Le portrait équivoque et un rien ironique qui ouvre l’un des récits pourrait bien ainsi être celui de l’auteur lui-même, qui s’amuse pourtant à détromper immédiatement le lecteur. Le personnage en question n’est pas médecin par nécessité et écrivain par conviction, mais cardiologue par passion et passeur – de malades qui émigrent aux États-Unis pour s’y faire soigner et payent cher la compagnie d’un médecin pendant leur vol – par nécessité. On croise bien d’autres praticiens dans ce recueil, qui tous exercent dans des conditions précaires, confinant souvent au grotesque (à l’hôpital, l’ascenseur est quotidiennement inaccessible aux patients parce qu’on y remise les morts en attendant l’heure légale de les conduire à la morgue) ou à l’absurde (la tentative de sauver in extremis un Tadjik battu à mort se solde par une dispersion de ses organes au marché noir), et semblent toujours très avertis des limites de leur art autant que convaincus de la nécessité de la pratiquer. Les patients, victimes de la vétusté des hôpitaux, de la négligence du personnel ou de la cruauté de leurs proches, sont reçus sans un état critique ou maintenus en vie malgré l’arrêt des fonctions cérébrales. On entend un aveu répété d’humilité de la part du cardiologue : il a beau, en professionnel, émettre des diagnostics prudents dans sa spécialité, que peut-il pour le salut de l’âme ?
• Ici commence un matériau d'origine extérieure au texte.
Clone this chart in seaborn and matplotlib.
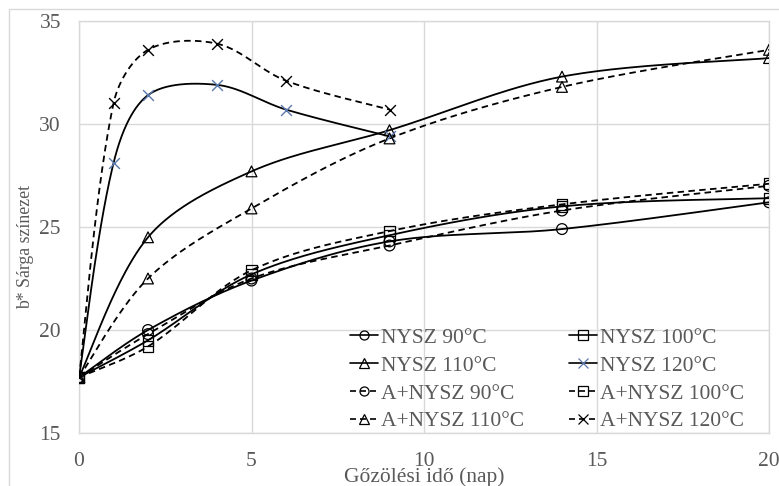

Maxime Ossipov, médecin, a choisi d’exercer en périphérie de Moscou dans une ville de province moyenne, respectant en cela l’interdit qui avait été imposé à son grand-père au retour du goulag ; ne pas s’approcher à moins de 100 kilomètres de Moscou. Ses patients, tout comme ses personnages, sont aussi pour la plupart des « gens moyens », souffrant entre autres de pauvreté, de racisme, d’alcoolisme ou d’ambitions déçues. Ils sont comme la chenille tombée au fond d’un puits d’un problème mathématique énoncé dans le livre : péniblement, celle-ci grimpe chaque jour de trois mètres sur la paroi glissante et chaque nuit redescend de deux. Pour comble d’infortune, quand la maîtresse donne la solution de l’exercice, elle condamne par hâte et bêtise l’animal à y rester plus longtemps que la logique ne l’exigerait. Histoires d’un médecin russe documente avec sévérité et drôlerie une certaine Russie contemporaine (les rêves d’exil et la culpabilité du régime soviétique y sont donnés en partage) dont les malades artificiellement maintenus en vie à grand renfort de sondes et de transfusion sont à l’image d’une société qui ne tient qu’irriguée par la corruption et l’argent sale. Il y a pourtant aussi quelque chose d’atemporel, un souffle que le lecteur occidental identifie volontiers à l’âme russe éternelle : en même temps que sa prédisposition résignée au désespoir, sa réceptivité extrême à la poésie et à la grâce. On y sent ainsi la nécessité impérieuse (et c’est ce qui séduit à la lecture, malgré le caractère apparemment confus – la fraîcheur et la ferveur de cette nécessité) de témoigner de la possibilité des épiphanies. Chez Ossipov, on y accède toujours par accident, au terme d’une partie d’échec littéraire conduite avec une fausse nonchalance (l’une des nouvelles s’intitule d’ailleurs « Pièces sur l’échiquier »). Les nouvelles procèdent en ce sens de l’intuition des grands joueurs : on entre dans le récit de biais, comme en oblique, on avance par effets de miroir et retournements de situation, chaque diversion vient prendre sa place avec sûreté dans le déroulement de la partie et on est toujours conduit ailleurs que là où on l’attendait : avec surprise et reconnaissance, on se rend à l’éclat et la limpidité du dernier coup qui éclaire rétrospectivement le sens de ce qui précède.